Marie Chênel, décembre 2020
1 Gaston Bachelard,La Psychanalyse du feu, Paris : Éditions Gallimard, 1992 (1949), page 123.
2 Alain Damasio, « Le technococon », in Pablo Servigne, Raphaël Stevens (dir.), Aux origines de la catastrophe, Paris : Éditions Les Liens qui libèrent, page 24.
"Le travail de Paul Cottet-Dumoulin part de ce que l’on connaît déjà dans une langue qu’on a pas encore apprise.
Piochant son vocabulaire plastique dans les formes et matières qui font notre environnement urbain contemporain, il en propose une relecture entre absurde, poésie et prospective.

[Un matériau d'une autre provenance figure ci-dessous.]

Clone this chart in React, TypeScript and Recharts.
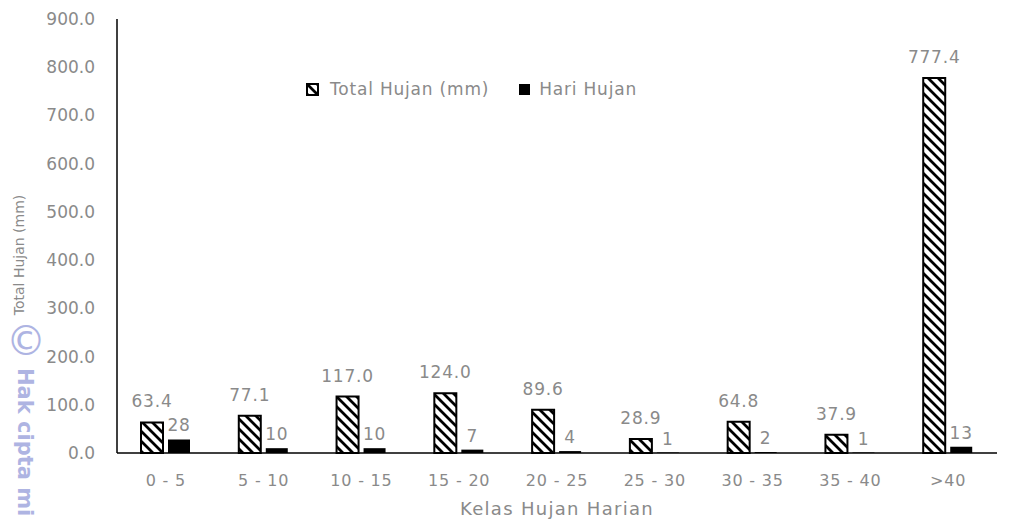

Ainsi, les débris des chantiers rennais retrouvent une seconde jeunesse en guise de modèle réduit d’une ville en voie d’extinction (Rue Jean-Marie Duhamel, 2018 / La Douillerie, 2018), la fragilité toute paradoxale de l’âme d’un bâtiment vient s’imprimer littéralement dans le plâtre (Hôtel Pasteur, préserver l’invisible, 2018), et quand on croit faire face à deux poutres massives, symboles de notre confiance de bâtisseurs, on s’apprête en fait à entendre comment tout pourrait s’effondrer, ou se métamorphoser, avant même qu’on l’ait vu venir (Peut-être sur terre/ Peut-être dans le futur, 2018). Ici le feu est une simple texture, le béton peut bouger tout seul et les murs de brique ne font pas plus barrière à l’extérieur que la surface d’un verre de lait.
Entre un travail d’architecte de la ruine et celui d’un archiviste mythomane, Paul Cottet-Dumoulin nous rappelle que la stabilité n’est qu’un spiritisme comme un autre. "
Arthur Escabasse, curateur du Collectif 8H30.